- Born: October 29, 1866
- Died: July 9, 1931 (aged 64)
- Education: Boston University
- Occupations: Businessman, investment banker, lawyer

= Ira M. Cobe =

American investor and financier (1866–1931)

Ira Maurice Cobe (October 29, 1866 – July 9, 1931) was an American lawyer, investment banker, financier, art collector, and early automobile investor, known for his influence on Chicago’s transportation infrastructure and early American auto racing. He co‑founded the investment firm Cobe & McKinnon and later led key street‑rail and utility companies including the Chicago City Railway Company, Calumet & South Chicago Railway, Hammond, Whiting & East Chicago Railway, and Chicago Elevated Railroads. Cobe sponsored the Cobe Trophy Race (1909–1910) a precursor to the Indianapolis 500.

==Early life and education==
Ira Maurice Cobe was born in Boston, Massachusetts, on October 29, 1866, the son of Mark H. and Eva (Morris) Cobe. He attended Boston public schools and earned a law degree from Boston University School of Law. He was admitted to the bar in June 1888 and practiced law in Boston. He married Anne Elizabeth Watts in 1892.

==Chicago career==
In 1892, Cobe relocated to Chicago and established the investment firm Cobe & McKinnon.

The firm secured Eastern financing for Midwestern infrastructure projects and acquired a variety of commercial interests
. He later helped form and became president of the Assets Realization Company.

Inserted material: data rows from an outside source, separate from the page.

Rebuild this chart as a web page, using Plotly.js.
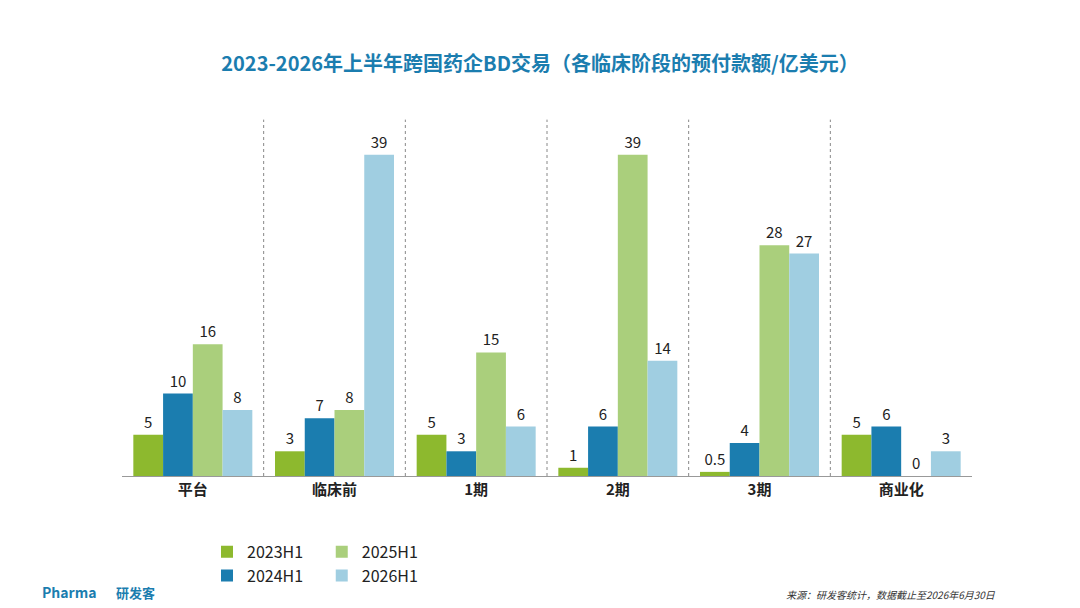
<!DOCTYPE html>
<html><head><meta charset="utf-8">
<script src="https://cdn.plot.ly/plotly-3.0.1.min.js"></script>
<style>body{margin:0}#c{width:1080px;height:608px}</style>
</head><body><div id="c"></div>
<script>
var categories = ['平台', '临床前', '1期', '2期', '3期', '商业化'];
var tickLabels = ['<b>平台</b>', '<b>临床前</b>', '<b>1期</b>', '<b>2期</b>', '<b>3期</b>', '<b>商业化</b>'];
var h2023 = [5, 3, 5, 1, 0.5, 5];
var h2024 = [10, 7, 3, 6, 4, 6];
var h2025 = [16, 8, 15, 39, 28, 0];
var h2026 = [8, 39, 6, 14, 27, 3];

function bar(name, vals, color, legend) {
    return {
        x: categories, y: vals, name: name, type: 'bar', legend: legend,
        marker: {color: color},
        text: vals.map(String), textposition: 'outside', cliponaxis: false,
        textfont: {size: 15, color: '#222'}
    };
}
var data = [
    bar('2023H1', h2023, '#8DB92E', 'legend'),
    bar('2024H1', h2024, '#1B7DAF', 'legend'),
    bar('2025H1', h2025, '#AACF7C', 'legend2'),
    bar('2026H1', h2026, '#A0CEE1', 'legend2')
];

var shapes = [];
for (var i = 0; i < categories.length - 1; i++) {
    shapes.push({type: 'line', xref: 'x', yref: 'paper', x0: i + 0.5, x1: i + 0.5, y0: 0, y1: 1.03,
        line: {color: '#888', width: 1, dash: 'dot'}});
}

var legendStyle = {font: {size: 16, color: '#222'}, itemwidth: 30, tracegroupgap: 0, bgcolor: 'rgba(0,0,0,0)'};
var layout = {
    font: {family: '"Noto Sans CJK SC", "Noto Sans", sans-serif', size: 13},
    title: {text: '<b>2023-2026年上半年跨国药企BD交易（各临床阶段的预付款额/亿美元）</b>',
        font: {size: 20, color: '#1B7DAF'}, x: 0.5, y: 0.895, yanchor: 'middle'},
    barmode: 'group', bargap: 0.16, bargroupgap: 0,
    margin: {l: 122, r: 108, t: 130, b: 132},
    xaxis: {showline: true, linecolor: '#999', tickfont: {size: 15, color: '#222'}, ticks: '',
        tickvals: categories, ticktext: tickLabels},
    yaxis: {range: [0, 42], visible: false, showgrid: false},
    shapes: shapes,
    legend: Object.assign({x: 0.1, y: -0.17, xanchor: 'left', yanchor: 'top'}, legendStyle),
    legend2: Object.assign({x: 0.235, y: -0.17, xanchor: 'left', yanchor: 'top'}, legendStyle),
    annotations: [
        {text: '<b>Pharma</b>', xref: 'paper', yref: 'paper', x: -0.028, y: -0.37, xanchor: 'right',
            showarrow: false, font: {size: 14, color: '#1B7DAF'}},
        {text: '<b>研发客</b>', xref: 'paper', yref: 'paper', x: -0.01, y: -0.37, xanchor: 'left',
            showarrow: false, font: {size: 13, color: '#1B7DAF'}},
        {text: '<i>来源：研发客统计，数据截止至2026年6月30日</i>', xref: 'paper', yref: 'paper', x: 1.03, y: -0.37,
            xanchor: 'right', showarrow: false, font: {size: 10, color: '#333'}}
    ],
    paper_bgcolor: '#fff', plot_bgcolor: '#fff'
};
Plotly.newPlot('c', data, layout, {displayModeBar: false});
</script></body></html>
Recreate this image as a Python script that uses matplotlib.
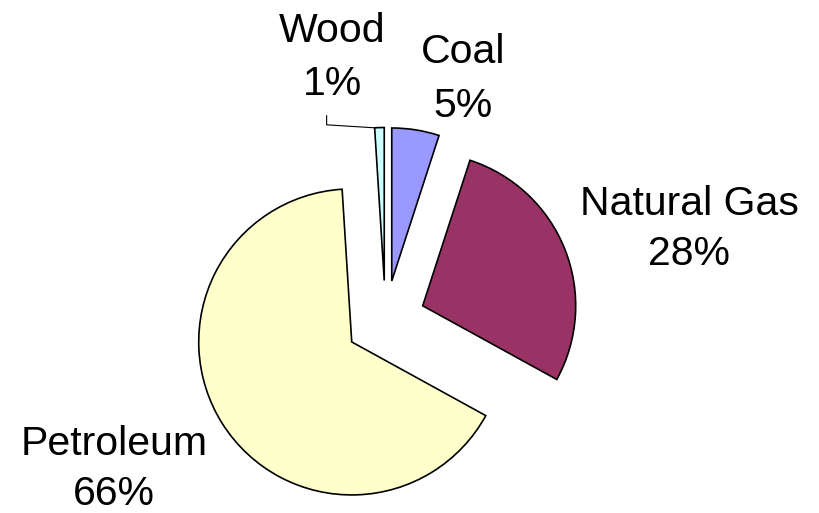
import numpy as np
import matplotlib.pyplot as plt

plt.rcParams['font.family'] = ['Liberation Sans', 'DejaVu Sans']

sources = ["Coal", "Natural Gas", "Petroleum", "Wood"]
shares = [5, 28, 66, 1]
colors = ["#9999FF", "#993366", "#FFFFCC", "#CCFFFF"]

# first-line baseline of each label, in pixels from top-left
label_pos = [(463.5, 63), (689, 215), (114, 455), (332.5, 42)]
line_gap = [54, 50, 50, 53]

W, H = 819, 513
fig = plt.figure(figsize=(W / 100, H / 100), dpi=100)
ax = fig.add_axes([0, 0, 1, 1])

wedges, _ = ax.pie(shares, colors=colors, startangle=90, counterclock=False,
                   explode=[40] * len(shares), radius=153, center=(385.5, H - 320.5),
                   wedgeprops=dict(edgecolor='black', linewidth=1.2))
ax.set_xlim(0, W)
ax.set_ylim(0, H)
ax.set_aspect('equal')
ax.axis('off')

for name, val, (x, y), gap in zip(sources, shares, label_pos, line_gap):
    ax.text(x, H - y, name, fontsize=29.5, ha='center', va='baseline')
    ax.text(x, H - y - gap, f"{val}%", fontsize=29.5, ha='center', va='baseline')

# leader line for the small Wood slice
w = wedges[3]
ang = np.deg2rad(max(w.theta1, w.theta2))
ex = w.center[0] + w.r * np.cos(ang)
ey = w.center[1] + w.r * np.sin(ang)
ax.plot([ex - 48, ex - 48, ex], [ey + 12, ey + 3, ey], color='black', lw=0.8)

fig.savefig("out.png", dpi=100)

Cobe held prominent roles: chairman of Chicago City Railway Company and board member for Calumet & South Chicago Railway, Hammond, Whiting & East Chicago Railway, and Chicago Elevated Railroads. He also served as director at Chicago Title & Trust, National Bank of the Republic, and Financial Corporation of America, and led the merger of Chicago South Side Traction lines into the Chicago City and Connecting Railways.

A contemporary of utilities magnate Samuel Insull, Cobe was considered part of a powerful network of executives—known informally as the "Big Five"—who oversaw several major transportation and utility enterprises in the city.

==Automobile Racing==
An early investor in automobile racing, Cobe served as president of the Chicago Automobile Club, and sat on the Cup Commission for the Vanderbilt Cup Race. He sponsored the Cobe Trophy Race, one of the first long-distance car races in the U.S. The 1909 race, held on Indiana public roads, was won by Louis Chevrolet. The 1910 race, at Indianapolis Motor Speedway, was won by Joe Dawson. Both are considered precursors to the Indianapolis 500.

==Maine estate==
In 1909, Cobe acquired 100 acres in Northport, Maine in the village of Bayside to build a mansion, Oak Hall (also known as Hillside Farm), designed by Benjamin H. Marshall of Marshall and Fox and landscaped by Warren H. Manning. Completed circa 1914, it featured a two-story Aeolian organ and served as a venue for cultural and social events. Cobe reputedly filled the house with over half a million dollars in fine art.

Cobe served as the first President of the Northport Village Corporation from 1915 until 1927.

==Death==
Anne Elizabeth Cobe died in New York City in 1928. Ira Cobe died on July 9, 1931, at Oak Hall.